What is your diagnosis?
Abigail is an approximately 50 pound, female, spayed, adult, mixed breed dog who presented to Animal Kind for acute signs of pain. She had begun crying out and trembling that morning. Her person reported no history of injury. She was being given a low dose of the corticosteroid, prednisone every other day to control the symptoms of her chronic allergic skin disease.
On physical exam, Abigail seemed painful when moving from a sitting or prone position to standing and resented handling of her right hind leg. However, she was extremely tense and nervous during the examination and the veterinarian was unable to confidently localize the source of her discomfort.
Despite our good intentions, situations like this one with Abigail arise frequently. Veterinarians understand that animals in distress are often very nervous especially in unfamiliar surroundings with unfamiliar people. We do our best under these circumstances to use patience, experience, and the sometimes tests to further investigate. What would you do in this situation?

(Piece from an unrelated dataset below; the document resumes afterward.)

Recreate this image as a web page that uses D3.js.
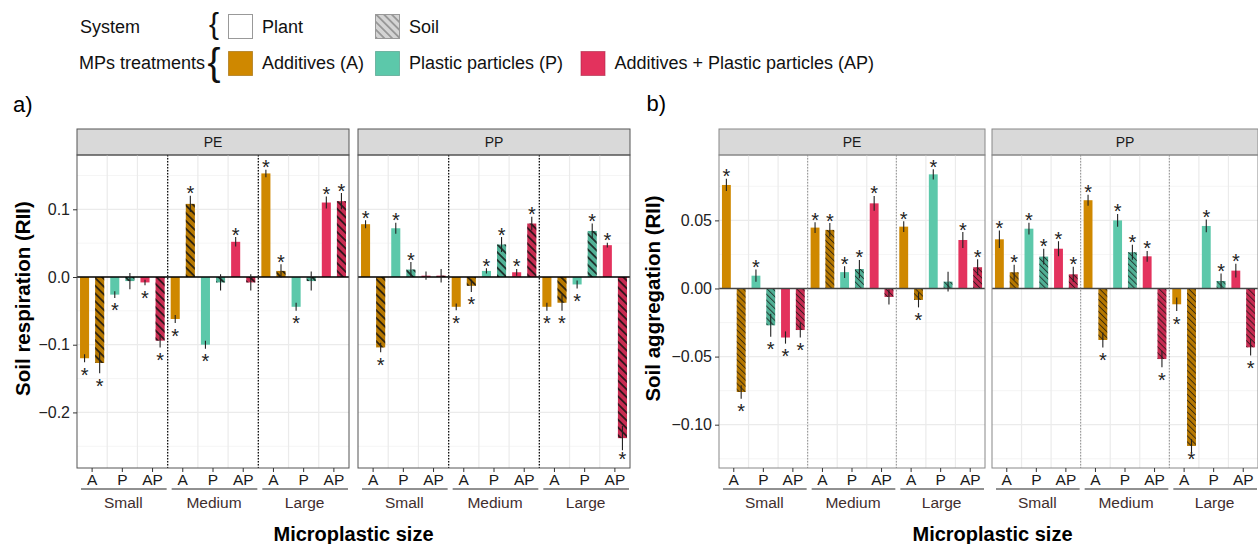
<!DOCTYPE html>
<html lang="en">
<head>
<meta charset="UTF-8">
<title>Microplastic effects (RII)</title>
<script src="https://cdnjs.cloudflare.com/ajax/libs/d3/7.8.5/d3.min.js"></script>
<style>
  body { margin: 0; background: #fff; }
  svg { display: block; font-family: "Liberation Sans", Arial, sans-serif; }
</style>
</head>
<body>
<svg id="chart" width="1258" height="544"></svg>
<script>
const sizes = ["Small", "Medium", "Large"];
const treatments = ["A", "P", "AP"];
const systems = ["Plant", "Soil"];
const polymers = ["PE", "PP"];
const treatmentColors = { A: "#CF8800", P: "#5CC8AA", AP: "#E3325D" };
const treatmentLabels = ["Additives (A)", "Plastic particles (P)", "Additives + Plastic particles (AP)"];

// every series is ordered size -> treatment -> system (Plant, Soil)
const respPE    = [-0.120, -0.127, -0.026, -0.006, -0.008, -0.094,
                   -0.062,  0.108, -0.100, -0.008,  0.052, -0.008,
                    0.153,  0.009, -0.044, -0.006,  0.110,  0.112];
const respPEse  = [0.006, 0.015, 0.005, 0.012, 0.004, 0.010,
                   0.006, 0.012, 0.006, 0.012, 0.007, 0.012,
                   0.0055, 0.010, 0.006, 0.014, 0.009, 0.012];
const respPEsig = [1, 1, 1, 0, 1, 1,  1, 1, 1, 0, 1, 0,  1, 1, 1, 0, 1, 1];

const respPP    = [ 0.078, -0.104,  0.072,  0.011,  0.002,  0.002,
                   -0.044, -0.013,  0.009,  0.048,  0.007,  0.079,
                   -0.044, -0.038, -0.011,  0.068,  0.047, -0.238];
const respPPse  = [0.006, 0.007, 0.008, 0.011, 0.006, 0.010,
                   0.005, 0.009, 0.004, 0.011, 0.005, 0.010,
                   0.006, 0.012, 0.006, 0.011, 0.0035, 0.018];
const respPPsig = [1, 1, 1, 1, 0, 0,  1, 1, 1, 1, 1, 1,  1, 1, 1, 1, 1, 1];

const aggPE     = [ 0.076, -0.076,  0.0094, -0.027, -0.036, -0.0305,
                    0.0447, 0.043,  0.012,   0.0143, 0.0625, -0.0062,
                    0.0454, -0.0084, 0.0838, 0.005,  0.0356, 0.0156];
const aggPEse   = [0.0045, 0.005, 0.0045, 0.0085, 0.0045, 0.0055,
                   0.004, 0.005, 0.0043, 0.0067, 0.0054, 0.0055,
                   0.004, 0.0055, 0.0038, 0.0073, 0.0058, 0.0058];
const aggPEsig  = [1, 1, 1, 1, 1, 1,  1, 1, 1, 1, 1, 0,  1, 1, 1, 0, 1, 1];

const aggPP     = [ 0.0361,  0.0119, 0.0439, 0.0234, 0.0292,  0.0104,
                    0.0648, -0.0378, 0.050,  0.0266, 0.0236, -0.0518,
                   -0.0116, -0.1156, 0.0459, 0.0055, 0.0131, -0.0432];
const aggPPse   = [0.0064, 0.0055, 0.0043, 0.0058, 0.0055, 0.0055,
                   0.004, 0.0055, 0.0047, 0.0055, 0.004, 0.006,
                   0.005, 0.005, 0.0047, 0.0055, 0.005, 0.006];
const aggPPsig  = [1, 1, 1, 1, 1, 1,  1, 1, 1, 1, 1, 1,  1, 1, 1, 1, 1, 1];

const respTicks = [0.1, 0.0, -0.1, -0.2];
const aggTicks = [0.05, 0.00, -0.05, -0.10];

const svg = d3.select("#chart");
const defs = svg.append("defs");

// diagonal stripes used for the "Soil" bars
function stripePattern(id, size, width, color, opacity) {
  const p = defs.append("pattern")
      .attr("id", id)
      .attr("patternUnits", "userSpaceOnUse")
      .attr("width", size).attr("height", size)
      .attr("patternTransform", "rotate(45)");
  p.append("line")
      .attr("x1", 0).attr("x2", size)
      .attr("y1", size / 2).attr("y2", size / 2)
      .attr("stroke", color).attr("stroke-width", width)
      .attr("stroke-opacity", opacity);
}
stripePattern("stripesA", 5.5, 1.7, "#111", 0.85);
stripePattern("stripesB", 4.2, 1.0, "#111", 0.75);
stripePattern("stripesLegend", 5.5, 1.5, "#8a8a8a", 1);

function buildRows(mean, se, sig) {
  const out = [];
  let i = 0;
  sizes.forEach(size => treatments.forEach(tr => systems.forEach(sys => {
    out.push({ size, tr, sys, mean: mean[i], se: se[i], sig: sig[i] });
    i++;
  })));
  return out;
}

function drawPanel(opt) {
  const { x0, w, y, rows, label, ticks, fmt, showY, style } = opt;
  const top = y.range()[1], bottom = y.range()[0];
  const g = svg.append("g");

  const pairKeys = sizes.flatMap(s => treatments.map(t => s + "|" + t));
  const xPair = d3.scaleBand().domain(pairKeys).range([x0, x0 + w]);
  const xSys = d3.scaleBand().domain(systems).range([0, xPair.bandwidth()])
      .paddingInner(0.4).paddingOuter(0.2);
  const xSize = d3.scaleBand().domain(sizes).range([x0, x0 + w]);

  // strip
  g.append("rect")
      .attr("x", x0).attr("y", top - 26).attr("width", w).attr("height", 26)
      .attr("fill", "#D9D9D9").attr("stroke", style === "a" ? "#555" : "#888").attr("stroke-width", 1);
  g.append("text")
      .attr("x", x0 + w / 2).attr("y", top - 13).attr("dy", "0.35em")
      .attr("text-anchor", "middle").attr("font-size", 14).attr("fill", "#1a1a1a")
      .text(label);

  // grid
  const step = Math.abs(ticks[0] - ticks[1]);
  const minor = d3.range(-20, 20).map(k => (k + 0.5) * step)
      .filter(v => v > y.domain()[0] && v < y.domain()[1]);
  g.selectAll(".minor").data(minor).enter().append("line")
      .attr("x1", x0).attr("x2", x0 + w)
      .attr("y1", d => y(d)).attr("y2", d => y(d))
      .attr("stroke", "#F2F2F2").attr("stroke-width", 0.8);
  g.selectAll(".major").data(ticks).enter().append("line")
      .attr("x1", x0).attr("x2", x0 + w)
      .attr("y1", d => y(d)).attr("y2", d => y(d))
      .attr("stroke", "#EBEBEB").attr("stroke-width", 1.2);
  g.selectAll(".vgrid").data(pairKeys.slice(1)).enter().append("line")
      .attr("x1", d => xPair(d)).attr("x2", d => xPair(d))
      .attr("y1", top).attr("y2", bottom)
      .attr("stroke", "#EBEBEB").attr("stroke-width", 1.2);

  // bars
  const bx = d => xPair(d.size + "|" + d.tr) + xSys(d.sys);
  const bars = g.append("g");
  bars.selectAll("rect.base").data(rows).enter().append("rect")
      .attr("x", bx)
      .attr("width", xSys.bandwidth())
      .attr("y", d => y(Math.max(0, d.mean)))
      .attr("height", d => Math.abs(y(d.mean) - y(0)))
      .attr("fill", d => d.sys === "Soil"
          ? d3.color(treatmentColors[d.tr]).darker(0.35) : treatmentColors[d.tr]);
  bars.selectAll("rect.hatch").data(rows.filter(d => d.sys === "Soil")).enter().append("rect")
      .attr("x", bx)
      .attr("width", xSys.bandwidth())
      .attr("y", d => y(Math.max(0, d.mean)))
      .attr("height", d => Math.abs(y(d.mean) - y(0)))
      .attr("fill", style === "a" ? "url(#stripesA)" : "url(#stripesB)");

  // zero line
  g.append("line")
      .attr("x1", x0).attr("x2", x0 + w)
      .attr("y1", y(0)).attr("y2", y(0))
      .attr("stroke", style === "a" ? "#000" : "#444")
      .attr("stroke-width", style === "a" ? 1.7 : 1.4);

  // size separators
  g.selectAll(".sep").data(sizes.slice(1)).enter().append("line")
      .attr("x1", d => xSize(d)).attr("x2", d => xSize(d))
      .attr("y1", top).attr("y2", bottom)
      .attr("stroke", style === "a" ? "#111" : "#777")
      .attr("stroke-width", style === "a" ? 1.3 : 0.8)
      .attr("stroke-dasharray", style === "a" ? "1.4,1.6" : "1.5,1.5");

  // error bars and stars (stars kept inside the panel)
  const cx = d => bx(d) + xSys.bandwidth() / 2;
  g.selectAll(".err").data(rows).enter().append("line")
      .attr("x1", cx).attr("x2", cx)
      .attr("y1", d => y(d.mean - d.se)).attr("y2", d => y(d.mean + d.se))
      .attr("stroke", "#222").attr("stroke-width", 1.1);
  g.selectAll(".star").data(rows.filter(d => d.sig)).enter().append("text")
      .attr("x", cx)
      .attr("y", d => d.mean >= 0
          ? y(d.mean + d.se) + 4.5
          : Math.min(y(d.mean - d.se) + 19.5, bottom - 2.5))
      .attr("text-anchor", "middle").attr("font-size", 20).attr("fill", "#222")
      .text("*");

  // panel border
  g.append("rect")
      .attr("x", x0).attr("y", top).attr("width", w).attr("height", bottom - top)
      .attr("fill", "none").attr("stroke", style === "a" ? "#555" : "#888").attr("stroke-width", 1);

  // x axis (treatments) with nested size labels
  const xAxis = g.append("g")
      .attr("transform", `translate(0,${bottom})`)
      .call(d3.axisBottom(xPair).tickSize(4).tickPadding(2).tickFormat(k => k.split("|")[1]));
  xAxis.select(".domain").remove();
  xAxis.selectAll("line").attr("stroke", "#333");
  xAxis.selectAll("text").attr("font-size", 15.5).attr("fill", "#1a1a1a")
      .attr("font-family", "Liberation Sans, Arial, sans-serif");

  g.selectAll(".grpline").data(sizes).enter().append("line")
      .attr("x1", d => xSize(d) + 4).attr("x2", d => xSize(d) + xSize.bandwidth() - 1)
      .attr("y1", bottom + 21).attr("y2", bottom + 21)
      .attr("stroke", "#222").attr("stroke-width", 1);
  g.selectAll(".grplabel").data(sizes).enter().append("text")
      .attr("x", d => xSize(d) + xSize.bandwidth() / 2 + 1)
      .attr("y", bottom + 40)
      .attr("text-anchor", "middle").attr("font-size", 15.5).attr("fill", "#3f2e2e")
      .text(d => d);

  if (showY) {
    const yAxis = g.append("g")
        .attr("transform", `translate(${x0},0)`)
        .call(d3.axisLeft(y).tickValues(ticks).tickSize(4).tickPadding(3).tickFormat(d3.format(fmt)));
    yAxis.select(".domain").remove();
    yAxis.selectAll("line").attr("stroke", "#333");
    yAxis.selectAll("text").attr("font-size", 16).attr("fill", "#222")
        .attr("font-family", "Liberation Sans, Arial, sans-serif");
  }
}

// ---- panel a) soil respiration
const yResp = d3.scaleLinear().domain([-0.2821, 0.1802]).range([468, 155]);
drawPanel({ x0: 77, w: 272, y: yResp, rows: buildRows(respPE, respPEse, respPEsig),
  label: polymers[0], ticks: respTicks, fmt: ".1f", showY: true, style: "a" });
drawPanel({ x0: 358, w: 272, y: yResp, rows: buildRows(respPP, respPPse, respPPsig),
  label: polymers[1], ticks: respTicks, fmt: ".1f", showY: false, style: "a" });

// ---- panel b) soil aggregation (kept inside the 1258px frame)
const yAgg = d3.scaleLinear().domain([-0.1318, 0.098]).range([468, 155]);
drawPanel({ x0: 719, w: 266, y: yAgg, rows: buildRows(aggPE, aggPEse, aggPEsig),
  label: polymers[0], ticks: aggTicks, fmt: ".2f", showY: true, style: "b" });
drawPanel({ x0: 992, w: 266, y: yAgg, rows: buildRows(aggPP, aggPPse, aggPPsig),
  label: polymers[1], ticks: aggTicks, fmt: ".2f", showY: false, style: "b" });

// titles
function yTitle(x, text) {
  svg.append("text")
      .attr("transform", `translate(${x},298.5) rotate(-90)`)
      .attr("text-anchor", "middle").attr("font-size", 20.5).attr("font-weight", "bold")
      .attr("fill", "#000").text(text);
}
yTitle(30, "Soil respiration (RII)");
yTitle(660, "Soil aggregation (RII)");

svg.append("text").attr("x", 353.5).attr("y", 541).attr("text-anchor", "middle")
    .attr("font-size", 20).attr("font-weight", "bold").text("Microplastic size");
svg.append("text").attr("x", 992.5).attr("y", 541).attr("text-anchor", "middle")
    .attr("font-size", 20).attr("font-weight", "bold").text("Microplastic size");

svg.append("text").attr("x", 13).attr("y", 112).attr("font-size", 22).text("a)");
svg.append("text").attr("x", 646.5).attr("y", 111).attr("font-size", 22).text("b)");

// legend
const leg = svg.append("g").attr("font-size", 18).attr("fill", "#111");
leg.append("text").attr("x", 80).attr("y", 32.5).text("System");
leg.append("text").attr("x", 79).attr("y", 69).text("MPs treatments");
leg.append("text").attr("x", 209).attr("y", 33.5).attr("font-size", 30).text("{");
leg.append("text").attr("x", 207.5).attr("y", 75).attr("font-size", 39).text("{");

leg.append("rect").attr("x", 228.5).attr("y", 14.5).attr("width", 24).attr("height", 24)
    .attr("fill", "#fff").attr("stroke", "#999");
leg.append("text").attr("x", 262).attr("y", 32.5).text(systems[0]);
leg.append("rect").attr("x", 375.5).attr("y", 14.5).attr("width", 24).attr("height", 24)
    .attr("fill", "#D4D4D4").attr("stroke", "#999");
leg.append("rect").attr("x", 375.5).attr("y", 14.5).attr("width", 24).attr("height", 24)
    .attr("fill", "url(#stripesLegend)").attr("stroke", "#999");
leg.append("text").attr("x", 409).attr("y", 32.5).text(systems[1]);

const legX = [228.5, 375.5, 581];
treatments.forEach((t, i) => {
  leg.append("rect").attr("x", legX[i]).attr("y", 51.5).attr("width", 24).attr("height", 24)
      .attr("fill", treatmentColors[t])
      .attr("stroke", d3.color(treatmentColors[t]).darker(0.8)).attr("stroke-opacity", 0.6);
  leg.append("text").attr("x", legX[i] + 33.5).attr("y", 69).text(treatmentLabels[i]);
});
</script>
</body>
</html>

Based on her signs and examination findings, the veterinarian recommended radiographs (x-rays) of Abigail’s back and hips. The images are included below. (Click on each x-ray to see the full image.)
What abnomalities do you see?
Based on these images, Abigail was diagnosed with intervertebral disc disease and hip dysplasia. The radiographic signs of her intervertebral disc disease were a collapse or narrowing of the space between the 12th and 13th thoracic vertebrae and the presence of bone spurs known as discospondylosis on the ventral or bottom aspects of several vertebrae.

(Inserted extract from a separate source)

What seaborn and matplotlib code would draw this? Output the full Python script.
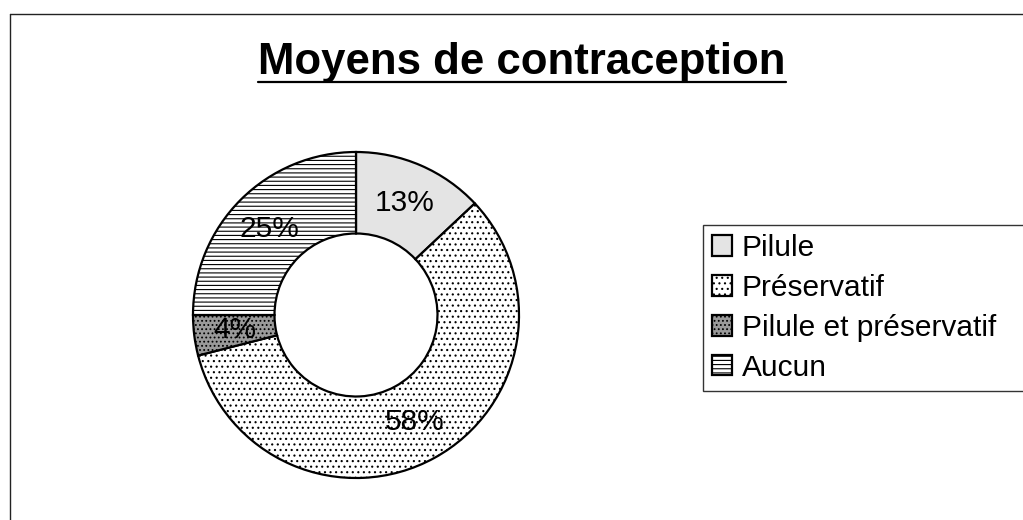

The diagnosis of hip dysplasia was made by recognizing a decreased depth of the acetabulum which is the socket of each of Abigail’s hip joints. In addition to this, there was significant bone spur or osteophyte formation in both hips.
Both conditions identified on Abigail’s radiographs are potentially painful. We began treatment with a pain control drug called tramadol and recommended strict activity restriction. Abigail continued to have signs of pain. Because the sharp, intermittent nature of her pain was most suggestive of intervertebral disc disease, we recommended increasing the dose of her prednisone. Anti-inflammatory corticosteroids such as prednisone are often helpful in relieving the pain associated with spinal diseases. Abigail’s signs rapidly improved.
In the long-term, weight control and possibly other arthritis control medications directed against the degenerative changes seen in her hips were indicated. Abigail, like many older patients, has more than one concurrent disease and making her happy and comfortable involves managing more than one problem.